I recently saw a great piece of pseudo-science courtesy of Websense describing  the cost of data loss and amazing ROI for the Websense Data Security solution. (a friend who studied physics with me used to call this sort of writing “Scientific New York Post”)  See  Websense white paper ROI of DLP

Bruce Schneier correctly notes in his last issue of Cryptogram that “Neither ChoicePoint, Lexis Nexis, Bank of America, nor T-Mobile bears the costs of privacy violations or any resultant identity theft“.  That doesn’t stop Websense from claiming ROI of millions of dollars for their technology by imagining the damage due to a major data loss event. It looks like this:

Cost Category Description Cost per Record
Discovery, response, and notification Outside legal fees, customer notification, increased call center activity, marketing and PR, discounted product offers $50
Lost employee productivity Employees diverted from normal duties, contractor labor $30
Restitution Compensating affected customers for direct losses $30
Opportunity costs Loss of future business opportunities $98
Total Direct Cost per Record $218

A simple data leak that results in the loss of 100,000 customer records can turn into a direct and immediate cost of $21,800,000. To put this number in perspective, an employee who generates $1,000 in revenue per hour would have to work for 21,800 hours-a total of 109 years-in order to compensate for the loss.

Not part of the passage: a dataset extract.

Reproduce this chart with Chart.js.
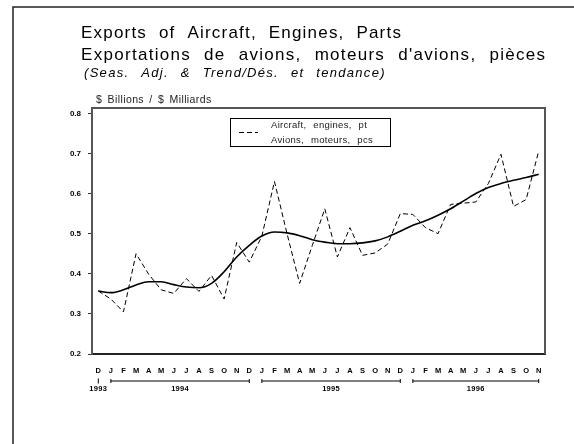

I especially like the part about “a simple data leak” – like this is a leaky faucet that you fix with some Teflon tape. If you’ve ever been involved in the forensics investigation of a data loss event, you know it is neither simple nor pretty.
It’s the same fallacious reasoning that entrepreneurs often use to calculate projected revenues – it goes like this:
You have  an idea for a killer Facebook application that will help consumers find the best credit card for a particular purchase. You figure you can sell subscriptions for $50/year because it will save people so much money on their grocery bills. Here is what you put in your pitch to potential VCs:

The worldwide credit card market is 5 trillion dollars x 20 percent of the market of online users x 1 percent potential customers means that the TAM (Total available market) for our widget is 10BN dollars/year) x 1 percent penetration of our widget within  3 years – we conservatively forecast 100 million dollars in revenue by the end of year 3.

This sort of logic would get a failing grade in an undergrad course in economics. When you use real-world, bottoms-up calculations, the results are different by 3 orders of magnitude: Year 1 – no revenue, Year 2 – 1000 customers x $50 / year, Year 3 – 10,000 customers x $50/year = half a million dollars (not 100 Million dollars)
Getting back to the data loss example – out of 100,000 records leaked – let’s assume that 1 percent of the payment card holders complain to the bank. That’s 1000 calls to a national call center which are easily handled by the current operation – no incremental costs there – the cost of remunerating the card hold is already covered in the insurance that the company charged the card holder so there’s no cost there – if the call center representative does a good job – they will make the customer feel good and sell them something – so there actually might be a net positive.   Websense heavily discounts their system – charging only  $300,000 for 6 gateways and 1500 endpoint agents for 3 years but in our real-life case – the CFO would say that there is no ROI for spending $300,000 to prevent an event that he could not predict – for software that could be exploited by a Windows 7 rootkit in an IT help desk PC that had access to payment card files.
You get the idea.  Websense is defining the problem by their product but data loss prevention is not that simple.